Traditional advertising models, once centered on television and print, were rapidly changing, with social media platforms now dominating advertising revenue.

“It’s drastically changing. Ultimately in the past, we used to compete with one another over viewership. But now we’re also competing with the likes of social media platforms; 80 percent of the advertising revenue in the Middle East goes to the social media platforms, but that means that there’s 80 percent interest opportunities.” 

She said that the challenge was to create the right content on these platforms that engaged the target audiences and enabled commercial partnerships. “I don’t think this is a secret, but brands do not like to advertise with news channels.

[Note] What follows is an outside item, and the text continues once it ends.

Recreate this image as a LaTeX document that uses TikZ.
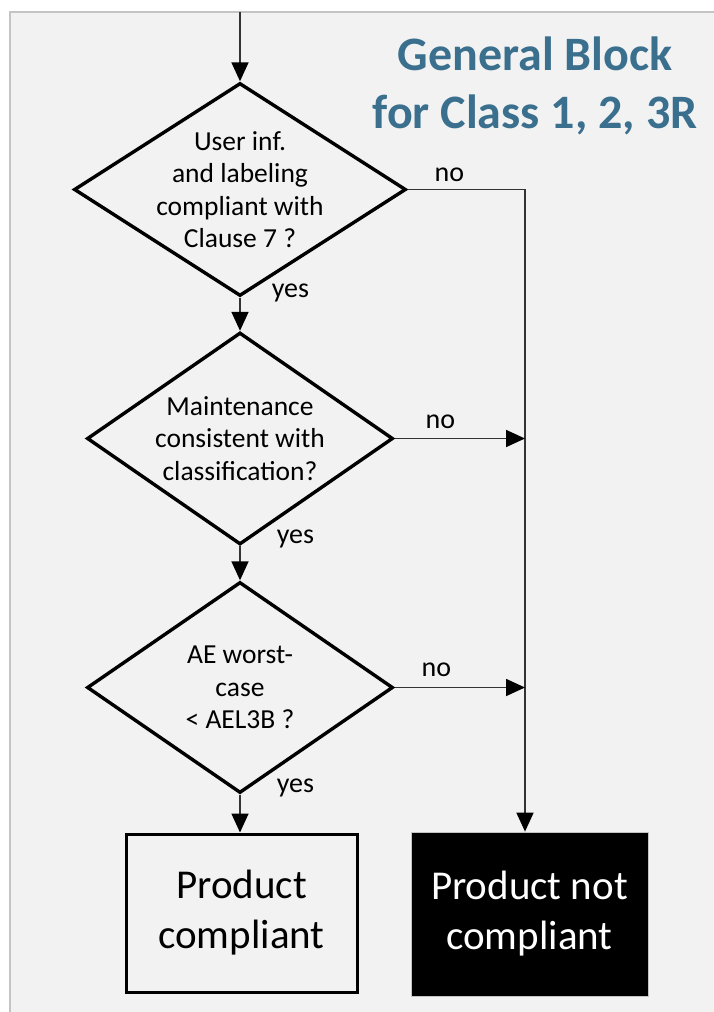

Ultimately, it’s always related with either conflict or war, which is a deterrent to advertisers. 

“And that’s why we’ve entered new verticals such as sports. And that’s why we also double down on our lifestyle vertical. Ultimately, we have the largest market share when it comes to lifestyle ... And we’ve launched new platforms such as Billboard Arabia that gives us an entry into music.” 

Alrashid said this was why the group was in a strong position to counter the decline in advertising revenues across different platforms, and by introducing new products.

“Another very important IP that we’ve created is events attached to the brands that have been operating in the region for 30-plus years. Any IP or any title right now that doesn’t have an event attached to it is missing out on a very big commercial opportunity that allows us to sit in a room, exchange ideas, talk to one another, get to know one another behind the screen.” 

The CEO said that disruption was now constant and often self-driving, adding that the future of the industry was often in storytelling and the ability to innovate by creating persuasive content that connected directly with the audience. 

“But the next disruption is going to continue to come from AI. And how quickly this tool and this very powerful technology evolves. And whether we are in a position to cope with it, adapt to it, and absorb it fully or not.”